We need to configure the kernel. I prefer to use the configuration for the Slackware huge-smp kernel, only because it has most of the needed modules built-in, you can opt to configure everything manually if you want.

If you are not running Slackware you can obtain the config from

$ wget -O /usr/src/linux/.config
Now lets start configuring the kernel source so that we can let it know where we have our initramfs source files

$ make menuconfig
This will load the ncurses based kernel configurator. This is how it will look like.

Now select the "General setup --->" option from this page. This opens a new page.

Scroll down to the section "[*] Initial RAM filesystem and RAM disk (initramfs/initrd) support"

Make sure that the brackets before this has [*]. You will have it by default if you downloaded the config file from the link above.

The line exactly below this is the one we need to worry about.

() Initramfs source file(s)

Move your highlight bar on this and press Enter.
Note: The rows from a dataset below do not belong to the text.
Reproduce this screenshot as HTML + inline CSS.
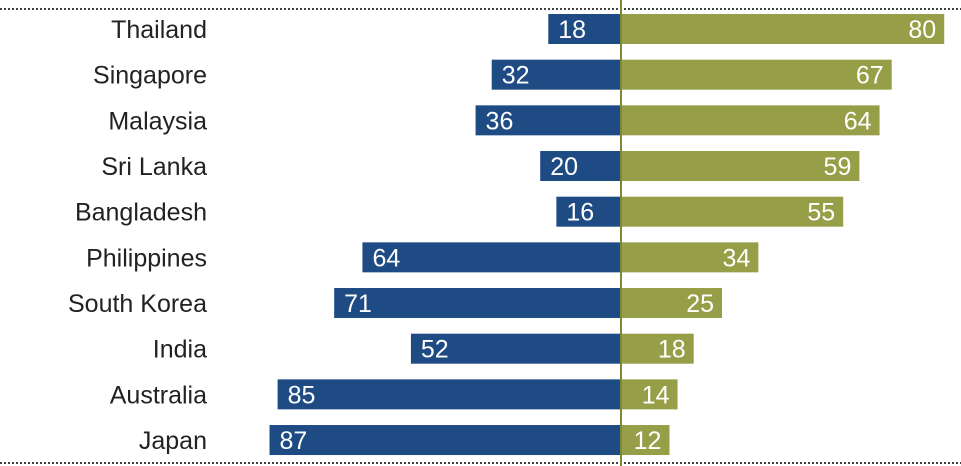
<!DOCTYPE html>
<html><head><meta charset="utf-8"><style>
html,body{margin:0;padding:0;background:#fff;}
svg{display:block;font-family:"Liberation Sans",Arial,sans-serif;}
</style></head><body>
<svg id="chart" width="961" height="466" viewBox="0 0 961 466" xmlns="http://www.w3.org/2000/svg">
<line x1="0" y1="9" x2="961" y2="9" stroke="#444" stroke-width="2" stroke-dasharray="2,2"/>
<line x1="0" y1="463" x2="961" y2="463" stroke="#444" stroke-width="2" stroke-dasharray="2,2"/>
<g id="bars"></g>
<line x1="621" y1="0" x2="621" y2="466" stroke="#7d8a35" stroke-width="2"/>
</svg>
<script>
const countries = ["Thailand","Singapore","Malaysia","Sri Lanka","Bangladesh","Philippines","South Korea","India","Australia","Japan"];
const leftValues = [18,32,36,20,16,64,71,52,85,87];
const rightValues = [80,67,64,59,55,34,25,18,14,12];

const NS = "http://www.w3.org/2000/svg";
const cx = 621, scale = 4.04, top0 = 14, step = 45.67, barH = 30;
const xLen = v => v * scale;
const yRow = i => top0 + i * step;
const g = document.getElementById("bars");
function mk(tag, attrs){const e=document.createElementNS(NS,tag);for(const k in attrs)e.setAttribute(k,attrs[k]);return e;}
countries.forEach((c,i)=>{
  const y = yRow(i);
  const lab = mk("text",{x:207,y:y+barH/2+9,"text-anchor":"end","font-size":25,fill:"#222"});
  
  
  lab.textContent = c; g.appendChild(lab);
  const lw = xLen(leftValues[i]);
  const lb = mk("rect",{x:cx-lw,y:y,width:lw,height:barH,fill:"#1f4b84"});
  
  
  g.appendChild(lb);
  const lt = mk("text",{x:cx-lw+10,y:y+barH/2+9,"font-size":25,fill:"#fff"});
  
  
  lt.textContent = leftValues[i]; g.appendChild(lt);
  const rw = xLen(rightValues[i]);
  const rb = mk("rect",{x:cx,y:y,width:rw,height:barH,fill:"#969f47"});
  
  
  g.appendChild(rb);
  const rt = mk("text",{x:cx+rw-8,y:y+barH/2+9,"text-anchor":"end","font-size":25,fill:"#fff"});
  
  
  rt.textContent = rightValues[i]; g.appendChild(rt);
});
</script>
</body></html>
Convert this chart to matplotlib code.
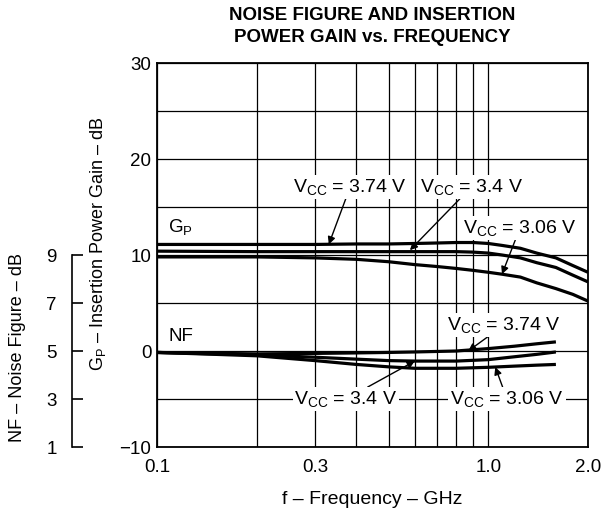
import matplotlib
matplotlib.use('Agg')
import matplotlib.pyplot as plt
from matplotlib.ticker import FixedLocator, NullFormatter, FixedFormatter

plt.rcParams['font.family'] = ['Liberation Sans', 'DejaVu Sans']
plt.rcParams['mathtext.fontset'] = 'custom'
plt.rcParams['mathtext.rm'] = 'Liberation Sans'
plt.rcParams['mathtext.it'] = 'Liberation Sans:italic'
plt.rcParams['mathtext.bf'] = 'Liberation Sans:bold'

# ---------------- data ----------------
freq_gp = [0.1, 0.2, 0.3, 0.4, 0.5, 0.6, 0.7, 0.8, 0.9, 1.0, 1.1, 1.25, 1.4, 1.6, 1.8, 2.0]
gp_374 = [11.1, 11.1, 11.1, 11.15, 11.15, 11.2, 11.25, 11.3, 11.3, 11.2, 11.0, 10.7, 10.2, 9.7, 8.9, 8.2]
gp_340 = [10.4, 10.35, 10.35, 10.35, 10.35, 10.35, 10.35, 10.35, 10.3, 10.2, 10.0, 9.7, 9.2, 8.7, 7.9, 7.2]
gp_306 = [9.8, 9.8, 9.7, 9.55, 9.3, 9.0, 8.8, 8.6, 8.4, 8.2, 8.0, 7.7, 7.1, 6.5, 5.9, 5.2]

freq_nf = [0.1, 0.15, 0.2, 0.3, 0.4, 0.5, 0.6, 0.8, 1.0, 1.2, 1.4, 1.6]
nf_374 = [4.94, 4.9, 4.88, 4.9, 4.92, 4.94, 4.96, 5.0, 5.1, 5.2, 5.3, 5.38]
nf_340 = [4.94, 4.88, 4.84, 4.74, 4.66, 4.6, 4.58, 4.58, 4.64, 4.76, 4.86, 4.96]
nf_306 = [4.94, 4.86, 4.8, 4.6, 4.44, 4.34, 4.28, 4.28, 4.32, 4.37, 4.41, 4.44]

x_major = [0.1, 0.3, 1.0, 2.0]
x_major_labels = ['0.1', '0.3', '1.0', '2.0']
x_minor = [0.2, 0.4, 0.5, 0.6, 0.7, 0.8, 0.9]
y_major = [-10, 0, 10, 20, 30]
y_major_labels = ['\u221210', '0', '10', '20', '30']
y_minor = [-5, 5, 15, 25]
nf_ticks = [1, 3, 5, 7, 9]

title = 'NOISE FIGURE AND INSERTION\nPOWER GAIN vs. FREQUENCY'
xlabel = 'f \u2013 Frequency \u2013 GHz'
ylabel = 'G$_\\mathregular{P}$ \u2013 Insertion Power Gain \u2013 dB'
nflabel = 'NF \u2013 Noise Figure \u2013 dB'
VCC = 'V$_\\mathregular{CC}$'

# ---------------- figure ----------------
W, H = 604, 518
fig = plt.figure(figsize=(W / 100, H / 100), dpi=100)
L, R, T, B = 157, 588, 63, 447
ax = fig.add_axes([L / W, (H - B) / H, (R - L) / W, (B - T) / H])

ax.set_xscale('log')
ax.set_xlim(0.1, 2.0)
ax.set_ylim(-10, 30)
ax.xaxis.set_major_locator(FixedLocator(x_major))
ax.xaxis.set_major_formatter(FixedFormatter(x_major_labels))
ax.xaxis.set_minor_locator(FixedLocator(x_minor))
ax.xaxis.set_minor_formatter(NullFormatter())
ax.yaxis.set_major_locator(FixedLocator(y_major))
ax.yaxis.set_major_formatter(FixedFormatter(y_major_labels))
ax.yaxis.set_minor_locator(FixedLocator(y_minor))
ax.tick_params(which='both', length=0)
ax.tick_params(axis='x', pad=9, labelsize=13.5)
ax.tick_params(axis='y', pad=4, labelsize=13.5)
ax.grid(True, which='both', color='black', lw=0.9)
for s in ax.spines.values():
    s.set_linewidth(1.3)

lw = 2.3
ax.plot(freq_gp, gp_374, color='black', lw=lw, solid_capstyle='butt', zorder=3)
ax.plot(freq_gp, gp_340, color='black', lw=lw, solid_capstyle='butt', zorder=3)
ax.plot(freq_gp, gp_306, color='black', lw=lw, solid_capstyle='butt', zorder=3)

# NF twin axis (NF = 1 + 0.4*(Gp + 10))
ax_nf = ax.twinx()
ax_nf.set_ylim(1, 17)
ax_nf.set_yticks([])
for s in ax_nf.spines.values():
    s.set_visible(False)
ax_nf.plot(freq_nf, nf_374, color='black', lw=lw, solid_capstyle='butt', zorder=3)
ax_nf.plot(freq_nf, nf_340, color='black', lw=lw, solid_capstyle='butt', zorder=3)
ax_nf.plot(freq_nf, nf_306, color='black', lw=lw, solid_capstyle='butt', zorder=3)

sec = ax_nf.secondary_yaxis((72 - L) / (R - L))
sec.yaxis.set_major_locator(FixedLocator(nf_ticks))
sec.yaxis.set_minor_locator(FixedLocator([]))
sec.spines['left'].set_bounds(1, 9)
sec.spines['left'].set_linewidth(1.2)
sec.tick_params(which='major', direction='in', length=8, width=1.2, pad=11, labelsize=13.5)

# labels
fig.text((L + R) / 2 / W, 1 - 26.5 / H, title, ha='center', va='center',
         fontsize=13.5, fontweight='bold', linespacing=1.4)
ax.set_xlabel(xlabel, fontsize=14)
ax.xaxis.set_label_coords(0.5, (B - 491) / (B - T))
ax.set_ylabel(ylabel, fontsize=13)
ax.yaxis.set_label_coords((108 - L) / (R - L), (B - 244) / (B - T))
ax.text((18 - L) / (R - L), (B - 348) / (B - T), nflabel, transform=ax.transAxes,
        rotation=90, ha='center', va='center', fontsize=13)

ax.text(0.108, 12.9, 'G$_\\mathregular{P}$', ha='left', va='center', fontsize=13.5)
ax.text(0.108, 1.5, 'NF', ha='left', va='center', fontsize=13.5)

bbox = dict(boxstyle='square,pad=0.1', fc='white', ec='none')
arrow = dict(arrowstyle='-|>', color='black', lw=1.0, mutation_scale=11, shrinkA=0, shrinkB=0)
fs = 14

ax.annotate(VCC + ' = 3.74 V', xy=(0.33, 11.1), xytext=(0.383, 17.1), ha='center', va='center',
            fontsize=fs, bbox=bbox, arrowprops=arrow, zorder=5)
ax.annotate(VCC + ' = 3.4 V', xy=(0.58, 10.5), xytext=(0.89, 17.1), ha='center', va='center',
            fontsize=fs, bbox=bbox, arrowprops=arrow, zorder=5)
ax.annotate(VCC + ' = 3.06 V', xy=(1.1, 8.0), xytext=(1.246, 12.8), ha='center', va='center',
            fontsize=fs, bbox=bbox, arrowprops=arrow, zorder=5)
ax_nf.annotate(VCC + ' = 3.74 V', xy=(0.87, 5.0), xytext=(1.115, 6.08), ha='center', va='center',
               fontsize=fs, bbox=bbox, arrowprops=arrow, zorder=5)
ax_nf.annotate(VCC + ' = 3.4 V', xy=(0.6, 4.58), xytext=(0.372, 3.0), ha='center', va='center',
               fontsize=fs, bbox=bbox, arrowprops=arrow, zorder=5)
ax_nf.annotate(VCC + ' = 3.06 V', xy=(1.05, 4.33), xytext=(1.139, 3.0), ha='center', va='center',
               fontsize=fs, bbox=bbox, arrowprops=arrow, zorder=5)

fig.savefig('out.png', dpi=100)
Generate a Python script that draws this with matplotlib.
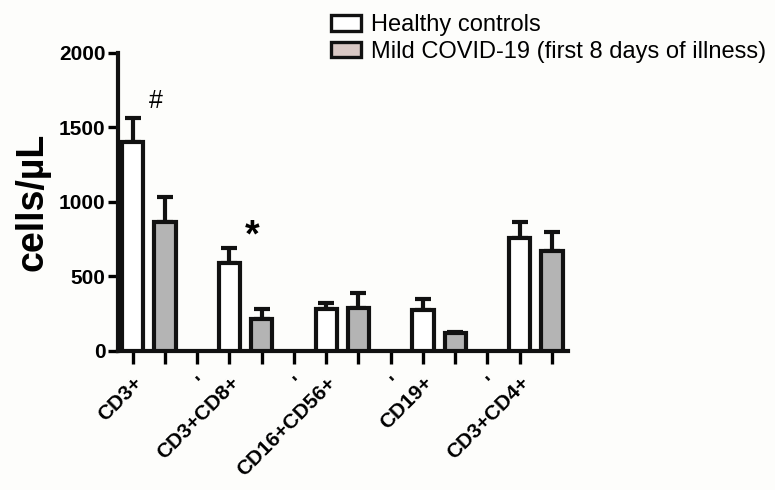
import numpy as np
import matplotlib
matplotlib.use("Agg")
import matplotlib.pyplot as plt
from matplotlib.patches import Patch

plt.rcParams['font.family'] = ['Liberation Sans', 'DejaVu Sans']

# data
groups = ["CD3+", "CD3+CD8+", "CD16+CD56+", "CD19+", "CD3+CD4+"]
healthy = [1400, 592, 278, 275, 758]
healthy_err = [165, 97, 45, 72, 107]
covid = [865, 215, 285, 120, 673]
covid_err = [170, 65, 105, 8, 128]
series_names = ["Healthy controls", "Mild COVID-19 (first 8 days of illness)"]
marks = {0: "#", 1: "*"}  # group index -> significance mark over covid bar

bg = "#fdfdfb"
fig = plt.figure(figsize=(7.75, 4.9), dpi=100, facecolor=bg)
ax = fig.add_axes([0.152, 0.284, 0.581, 0.608])
ax.set_facecolor(bg)

# every group takes 3 slots: healthy, covid, empty gap
pos_h = np.arange(len(groups)) * 3
pos_c = pos_h + 1
lw = 3.0
ax.bar(pos_h, healthy, width=0.66, color="white", edgecolor="#111111", linewidth=lw, zorder=3)
ax.bar(pos_c, covid, width=0.66, color="#b4b4b4", edgecolor="#111111", linewidth=lw, zorder=3)
ax.errorbar(pos_h, healthy, yerr=[np.zeros(len(groups)), healthy_err], fmt="none",
            ecolor="#111111", elinewidth=lw, capsize=5.5, capthick=lw, zorder=2)
ax.errorbar(pos_c, covid, yerr=[np.zeros(len(groups)), covid_err], fmt="none",
            ecolor="#111111", elinewidth=lw, capsize=5.5, capthick=lw, zorder=2)

for i, m in marks.items():
    top = healthy[i] + healthy_err[i]
    if m == "#":
        ax.text(pos_c[i] - 0.28, top + 30, m, fontsize=18, ha="center", va="bottom")
    else:
        ax.text(pos_c[i] - 0.3, top - 45, m, fontsize=27, fontweight="bold", ha="center", va="bottom")

# ticks at every slot, labels under healthy bars and gaps
ticks = np.arange(len(groups) * 3 - 1)
labels = []
for t in ticks:
    if t % 3 == 0:
        labels.append(groups[t // 3])
    elif t % 3 == 2:
        labels.append("'")
    else:
        labels.append("")
ax.set_xticks(ticks)
ax.set_xticklabels(labels, rotation=45, ha="right", rotation_mode="anchor",
                   fontsize=15, fontweight="bold")
ax.set_xlim(-0.46, ticks[-1] + 0.5)

ax.set_ylim(0, 2000)
ax.set_yticks([0, 500, 1000, 1500, 2000])
ax.tick_params(axis="y", labelsize=15, width=2.4, length=7, pad=2)
ax.tick_params(axis="x", width=2.4, length=9, pad=7)
for lab in ax.get_yticklabels():
    lab.set_fontweight("bold")
ax.set_ylabel("cells/\u00b5L", fontsize=27, fontweight="bold", labelpad=6)

for s in ["top", "right"]:
    ax.spines[s].set_visible(False)
for s in ["left", "bottom"]:
    ax.spines[s].set_linewidth(3.0)
    ax.spines[s].set_color("#111111")

handles = [Patch(facecolor="white", edgecolor="#111111", linewidth=2.4),
           Patch(facecolor="#d9c8c4", edgecolor="#111111", linewidth=2.4)]
fig.legend(handles, series_names, loc="upper right", bbox_to_anchor=(1.004, 0.995),
           frameon=False, fontsize=17, handlelength=1.25, handleheight=0.62,
           handletextpad=0.45, labelspacing=0.2, borderaxespad=0.1)

fig.savefig("out.png", dpi=100, facecolor=bg)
This brings up an input prompt where you type the path of the initramfs source files. In my case it will be "/media/work/initramfs". Make sure you are typing it without the quotes. Now press Enter.

This should now change to

(/media/work/initramfs) Initramfs source file(s)

Optionally you can enable initramfs compression mode. To do this scroll down two lines and select

Built-in initramfs compression mode (None) --->
In the new page that comes up, select the compression mode that you like.

Now Press ESC key twice so that you are taken to the main page. Press them twice Again. You will prompted to save the changed configuration. Select Yes.

You will be taken back to the shell.

Now is the time to build your kernel.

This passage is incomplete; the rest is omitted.